━━ Available data
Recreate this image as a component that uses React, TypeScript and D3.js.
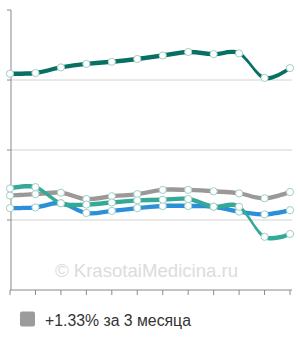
import * as d3 from 'd3';
import React from 'react';

// 12 points along x, no labels on the chart
const months = ['1', '2', '3', '4', '5', '6', '7', '8', '9', '10', '11', '12'];
const yTicks = [0, 1, 2, 3, 4];

// series values (arbitrary units, gridlines at whole numbers)
const darkTeal = [3.09, 3.10, 3.18, 3.23, 3.26, 3.30, 3.35, 3.40, 3.37, 3.38, 3.03, 3.17];
const grey = [1.35, 1.37, 1.39, 1.30, 1.34, 1.37, 1.43, 1.43, 1.41, 1.38, 1.31, 1.40];
const turquoise = [1.45, 1.47, 1.24, 1.22, 1.25, 1.28, 1.29, 1.30, 1.19, 1.19, 0.76, 0.80];
const blue = [1.17, 1.18, 1.24, 1.10, 1.13, 1.17, 1.20, 1.20, 1.19, 1.12, 1.08, 1.14];

const legendText = '+1.33% за 3 месяца';
const watermark = '© KrasotaiMedicina.ru';

const series = [
    { name: 'teal', values: darkTeal, color: '#0a6f63' },
    { name: 'grey', values: grey, color: '#9b9898' },
    { name: 'blue', values: blue, color: '#2b8fd9' },
    { name: 'turq', values: turquoise, color: '#34a996' },
];

export default function App() {
    const width = 300;
    const height = 340;

    const x = d3.scalePoint<string>().domain(months).range([10, 290]);
    const y = d3.scaleLinear().domain([0, 4]).range([290, 10]);

    // the lines are drawn as thin bands, so steep parts look thinner
    const band = d3.area<number>()
        .x((d, i) => x(months[i]) as number)
        .y0(d => y(d) + 2.2)
        .y1(d => y(d) - 2.2)
        .curve(d3.curveCardinal);

    return (
        <svg width={width} height={height}
            style={{ position: 'absolute', left: 0, top: 0, fontFamily: '"Liberation Sans", Arial, sans-serif' }}>
            <rect width={width} height={height} fill='#fff' />

            {/* gridlines */}
            {yTicks.slice(1, 4).map(t => (
                <line key={t} x1={11} x2={292} y1={y(t)} y2={y(t)} stroke='#d2d2d2' strokeWidth={1} />
            ))}

            {/* y axis */}
            <line x1={11} x2={11} y1={y(4)} y2={y(0)} stroke='#8a8a8a' strokeWidth={1} />
            {yTicks.slice(1).map(t => (
                <line key={t} x1={7} x2={11} y1={y(t)} y2={y(t)} stroke='#8a8a8a' strokeWidth={1} />
            ))}

            {/* x axis */}
            <line x1={10} x2={292} y1={y(0)} y2={y(0)} stroke='#8a8a8a' strokeWidth={1} />
            {months.map(m => (
                <line key={m} x1={x(m)} x2={x(m)} y1={y(0)} y2={y(0) + 5} stroke='#8a8a8a' strokeWidth={1} />
            ))}

            <text x={146.5} y={277} textAnchor='middle' fontSize={18.6} fill='#dcdcdc'>{watermark}</text>

            {series.map(s => (
                <g key={s.name}>
                    <path d={band(s.values) || ''} fill={s.color} />
                    {s.values.map((v, i) => (
                        <circle key={i} cx={x(months[i])} cy={y(v)} r={3.6}
                            fill='#fff' stroke='#9fcfc6' strokeWidth={1} />
                    ))}
                </g>
            ))}

            {/* legend */}
            <rect x={20} y={311.5} width={15} height={15} rx={2} fill='#9b9b9b' />
            <text x={45} y={325.5} fontSize={15.8} fill='#333'>{legendText}</text>
        </svg>
    );
}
━━━━
Only the lines from the start of the material through the line containing "const yTicks = [0, 1, 2, 3, 4];" should be transcribed. Pictures stay out.

Recreate this image as a component that uses React, TypeScript and D3.js.
import * as d3 from 'd3';
import React from 'react';

// 12 points along x, no labels on the chart
const months = ['1', '2', '3', '4', '5', '6', '7', '8', '9', '10', '11', '12'];
const yTicks = [0, 1, 2, 3, 4];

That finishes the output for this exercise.